沖縄語が消滅危機言語と言われていますが、沖縄の日常を観察すると、学校、職場のみならず家庭でも沖縄語が使われることがなくなりました。現在使われているのはウチナーヤマトグチと言ういわゆる標準語に沖縄語の語彙や言い回しを入れた言葉です。このウチナーヤマトグチを沖縄語と思い込んで「私は沖縄語が話せる」と公言したり、ネットにアップするひとがいますが、ウチナーヤマトグチと沖縄語とは文法からしてもまったくの別物です。話者が多かった首里方言や那覇方言に限らず、どこの島(村)の方言であれ、純粋な方言を話せる人は70歳以上でも、今や皆無の存在です。「いや、自分はちゃんと話せる」という老人でも、幼少期に憶えた沖縄語を不確か、あやふやに話せるに過ぎないにもかかわらず、頑強に自分の沖縄語は本物だと主張している例がほとんどです。また、沖縄語の研究者でも、いざ沖縄語について沖縄語で議論しようと呼びかけられたら、いろいろ理由を付けて「逃げた」例もありました。英語が話せない英語の先生みたいな笑い話です。

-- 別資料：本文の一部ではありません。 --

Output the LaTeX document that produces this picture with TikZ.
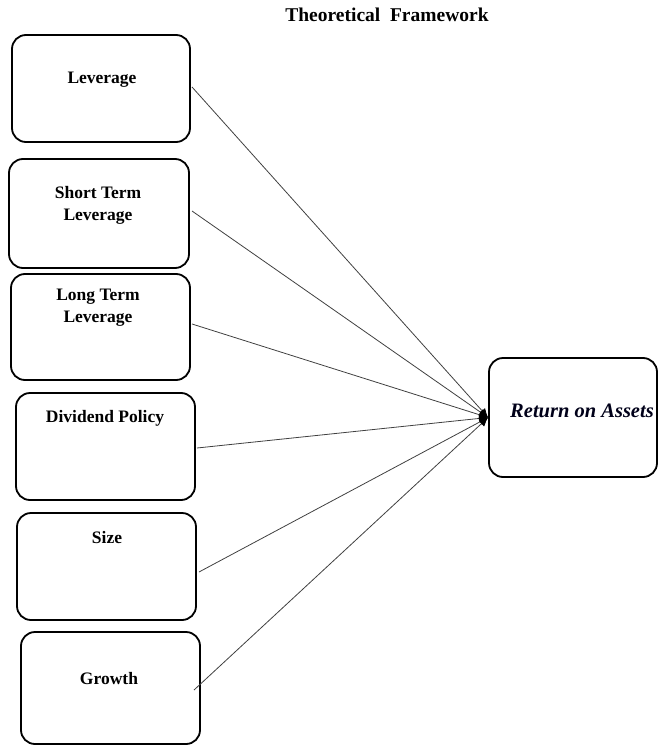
\documentclass[tikz,border=0pt]{standalone}
\usepackage{fontspec}
\setmainfont{Liberation Serif}
\usetikzlibrary{arrows.meta}
\begin{document}
\begin{tikzpicture}[x=1pt,y=-1pt,
  varbox/.style={draw=black,line width=1.8pt,rounded corners=14pt,fill=white,inner sep=0pt},
  lbl/.style={font=\fontsize{17.5}{22}\selectfont\bfseries,align=center,inner sep=0pt},
  link/.style={draw=black!75,line width=0.8pt,-{Latex[length=9pt,width=8pt,fill=black,color=black]}}]
\useasboundingbox (0,0) rectangle (658,746);
% title
\node[font=\fontsize{19.5}{23}\selectfont\bfseries,inner sep=0pt] (title) at (387,15) {Theoretical\ \ Framework};
% boxes
\node[varbox,minimum width=178pt,minimum height=107pt] (lev) at (101,88.5) {};
\node[varbox,minimum width=180pt,minimum height=109pt] (st) at (99,213.5) {};
\node[varbox,minimum width=179pt,minimum height=106pt] (lt) at (100.5,327) {};
\node[varbox,minimum width=179pt,minimum height=107pt] (div) at (105.5,446.5) {};
\node[varbox,minimum width=179pt,minimum height=107pt] (size) at (106.5,566.5) {};
\node[varbox,minimum width=179pt,minimum height=112pt] (gro) at (110.5,688) {};
\node[varbox,minimum width=168pt,minimum height=119pt] (roa) at (573,417.5) {};
% texts
\node[lbl] (levt) at (102,80) {Leverage};
\node[lbl] (stt) at (98,205) {Short Term\\Leverage};
\node[lbl] (ltt) at (98,308) {Long Term\\Leverage};
\node[lbl] (divt) at (105,418) {Dividend Policy};
\node[lbl] (sizet) at (107,538) {Size};
\node[lbl] (grot) at (109,679) {Growth};
\node[font=\fontsize{20.5}{24}\selectfont\bfseries\itshape,inner sep=0pt,text=black!90!blue] (roat) at (582,411) {Return on Assets};
% connector starts
\coordinate (s1) at (192,87);
\coordinate (s2) at (192,211);
\coordinate (s3) at (192,324);
\coordinate (s4) at (197,448);
\coordinate (s5) at (199,572);
\coordinate (s6) at (194,690);
\foreach \s in {s1,s2,s3,s4,s5,s6}
  \draw[link] (\s) -- (roa.west);
\end{tikzpicture}
\end{document}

話せるひとも場もない、カタカナ表記で意味が取れない、発音が不確かなまま、こんな状況で沖縄語の普及活動というのは何を目的にしているのでしょうか。小中学生の沖縄語コンテストがあるようですが、誤った発音で、ただ暗記の成果を発表しているだけです。沖縄語の次世代への継承は現世代で広く使われていることが前提です。それがない状況では継承などありえません。沖縄語はウチナーヤマトグチに駆逐され、残るのは琉歌、組踊の伝統芸能の中だけです。沖縄語の文法、会話などより伝統芸能の師範、演者は残された音源により、正しい発音と言葉の意味をしっかり身に着けて伝えて行ってほしいものです。